The process of manufacturing a god from a dead man, although at first sight apparently less involved than that of the evolution of a deity through fetishistic or totemic media, is found on close examination to be even more complex. Among many primitive races, and some that are not primitive, it is the bounden duty of the dead man's son to see that his manes, his spirit, wants for nothing. Even as he cherished his son during the first years of the infant's life, so his heir is now bound by all he holds sacred to cherish his ghost and guard it against hunger, thirst, and cold. Woe betide the unfilial wretch who neglected the tomb of his father! Among the Egyptians, Assyrians, and Chinese such a dereliction of duty was regarded with the utmost abhorrence. Dreadful was the lot of the uncared-for dead. Says the Gilgamesh epic, the greatest literary product of ancient Babylonia:

The man whose spirit has none to care for it—
Thou and I have often seen such an one—
The dregs of the vessel, the leavings of the feast,
And that which is cast out upon the street are his food.

Great care was bestowed by Egyptian sons upon the post-mortem welfare of their parents, and the most solemn duty of a Chinaman is that of tending the spirits of his dead forefathers. This attention in course of time evolves into a very deep reverence, which greatly exalts the dead in the estimation of their descendants. In India and elsewhere critical observers have watched the progress of the evolution into godhead of innumerable dead men. A holy ascetic dies, famous throughout the neighbourhood for his piety and the rigour of his life. Miracles occur at his shrine. His surviving relatives foster the cult of his fame. His human "personality becomes misty, his origin grows mysterious, his career takes a legendary hue, his birth and death were both supernatural; in the next generation the names of the elder gods get introduced into the story, and so the marvellous tradition works itself into a myth, until nothing but a personal incarnation can account for such a series of prodigies. The man was an avatar of Vishnu or Siva; his supreme apotheosis is now complete, and the Brahmins feel warranted in providing for him a niche in the orthodox pantheon."[3]

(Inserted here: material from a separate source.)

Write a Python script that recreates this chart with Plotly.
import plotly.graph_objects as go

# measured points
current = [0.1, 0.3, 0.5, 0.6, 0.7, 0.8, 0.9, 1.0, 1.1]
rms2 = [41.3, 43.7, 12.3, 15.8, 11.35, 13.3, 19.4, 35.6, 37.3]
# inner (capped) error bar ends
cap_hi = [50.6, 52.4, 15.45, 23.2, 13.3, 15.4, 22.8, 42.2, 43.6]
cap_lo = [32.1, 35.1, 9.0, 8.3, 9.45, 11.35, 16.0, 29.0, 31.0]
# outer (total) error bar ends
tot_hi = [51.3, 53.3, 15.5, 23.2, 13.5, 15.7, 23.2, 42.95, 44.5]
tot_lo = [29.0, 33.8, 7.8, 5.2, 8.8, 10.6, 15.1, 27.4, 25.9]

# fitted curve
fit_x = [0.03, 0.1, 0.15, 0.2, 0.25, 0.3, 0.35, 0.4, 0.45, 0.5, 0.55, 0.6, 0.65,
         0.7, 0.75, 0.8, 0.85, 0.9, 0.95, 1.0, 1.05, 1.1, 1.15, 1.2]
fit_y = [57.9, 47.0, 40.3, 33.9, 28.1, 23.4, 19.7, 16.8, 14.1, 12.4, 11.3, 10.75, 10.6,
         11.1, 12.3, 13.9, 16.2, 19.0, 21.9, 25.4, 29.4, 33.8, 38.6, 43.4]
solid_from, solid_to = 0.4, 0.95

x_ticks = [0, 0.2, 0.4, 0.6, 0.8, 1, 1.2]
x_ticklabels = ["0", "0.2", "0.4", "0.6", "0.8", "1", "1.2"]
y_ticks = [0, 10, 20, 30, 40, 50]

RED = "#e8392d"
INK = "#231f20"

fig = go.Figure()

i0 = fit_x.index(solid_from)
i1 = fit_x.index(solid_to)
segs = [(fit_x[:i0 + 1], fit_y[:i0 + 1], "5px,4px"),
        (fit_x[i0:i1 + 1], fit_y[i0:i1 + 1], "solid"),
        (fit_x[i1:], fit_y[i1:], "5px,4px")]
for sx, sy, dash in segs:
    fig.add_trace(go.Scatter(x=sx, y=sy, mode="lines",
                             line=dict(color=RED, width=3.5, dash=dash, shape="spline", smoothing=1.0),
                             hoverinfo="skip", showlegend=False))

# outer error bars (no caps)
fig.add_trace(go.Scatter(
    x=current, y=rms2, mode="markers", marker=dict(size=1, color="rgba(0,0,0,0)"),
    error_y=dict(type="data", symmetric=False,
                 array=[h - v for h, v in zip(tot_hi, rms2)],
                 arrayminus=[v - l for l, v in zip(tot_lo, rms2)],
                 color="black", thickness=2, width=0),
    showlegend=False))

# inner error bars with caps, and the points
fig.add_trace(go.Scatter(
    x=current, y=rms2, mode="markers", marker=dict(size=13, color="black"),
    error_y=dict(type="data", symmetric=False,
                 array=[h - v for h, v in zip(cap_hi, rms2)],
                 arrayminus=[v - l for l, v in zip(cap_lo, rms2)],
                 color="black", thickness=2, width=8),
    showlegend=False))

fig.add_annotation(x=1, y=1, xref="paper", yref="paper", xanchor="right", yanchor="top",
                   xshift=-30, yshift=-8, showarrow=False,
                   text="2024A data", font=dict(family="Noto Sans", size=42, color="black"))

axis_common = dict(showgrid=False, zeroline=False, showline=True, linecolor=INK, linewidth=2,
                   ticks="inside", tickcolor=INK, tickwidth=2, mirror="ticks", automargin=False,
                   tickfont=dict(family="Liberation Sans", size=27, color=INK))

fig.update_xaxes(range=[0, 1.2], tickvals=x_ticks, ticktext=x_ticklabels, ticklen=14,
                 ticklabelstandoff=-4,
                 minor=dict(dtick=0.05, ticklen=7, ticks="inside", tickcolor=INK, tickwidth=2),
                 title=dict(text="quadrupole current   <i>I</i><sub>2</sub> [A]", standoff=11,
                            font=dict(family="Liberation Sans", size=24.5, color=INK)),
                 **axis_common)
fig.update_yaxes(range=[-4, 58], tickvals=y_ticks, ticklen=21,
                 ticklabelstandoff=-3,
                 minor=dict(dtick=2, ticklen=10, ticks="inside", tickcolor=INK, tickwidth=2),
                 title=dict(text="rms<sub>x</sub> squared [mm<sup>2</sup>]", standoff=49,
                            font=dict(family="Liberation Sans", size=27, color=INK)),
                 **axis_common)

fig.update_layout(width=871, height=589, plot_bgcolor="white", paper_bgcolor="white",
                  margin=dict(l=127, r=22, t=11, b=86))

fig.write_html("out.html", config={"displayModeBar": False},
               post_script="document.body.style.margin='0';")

This, of course, is an instance where the memory of his sanctity helps to turn a man into a god. No such idea enters into the earliest ancestor-worship. Among primitive savages the dead man would be worshipped because of the memory of his personal might when alive, the number of his clansmen and adherents, and for similar reasons. But 'human' gods, ancestors and others, seldom reach any great altitude of deity.

THE COMPACT WITH THE GODS

At a very early epoch in the relations of man with the gods we find him entering into a tacit understanding which develops into a well-recognized pact. Even when the gods are in the fetish state we find the hunter smearing blood upon their mouths and imploring their assistance in return. It is a case, as the old proverb says, of 'Ka me, ka thee.' Man undoubtedly possesses an instinctive belief in the existence of a superior being or beings. He may twist this fundamental belief into any shape he pleases, but basically it remains the same. This belief in gods is not in itself religion. Inalienably possessing the idea of the existence of deity, and shaping it as his intelligence permits, man has yet to make religion, which consists in the worship and cult of supernatural beings, for his comfort, uplifting, assurance, and help. Man says to himself, "If He be with us who shall be against us?" and with the god for him feels secure against every adversary.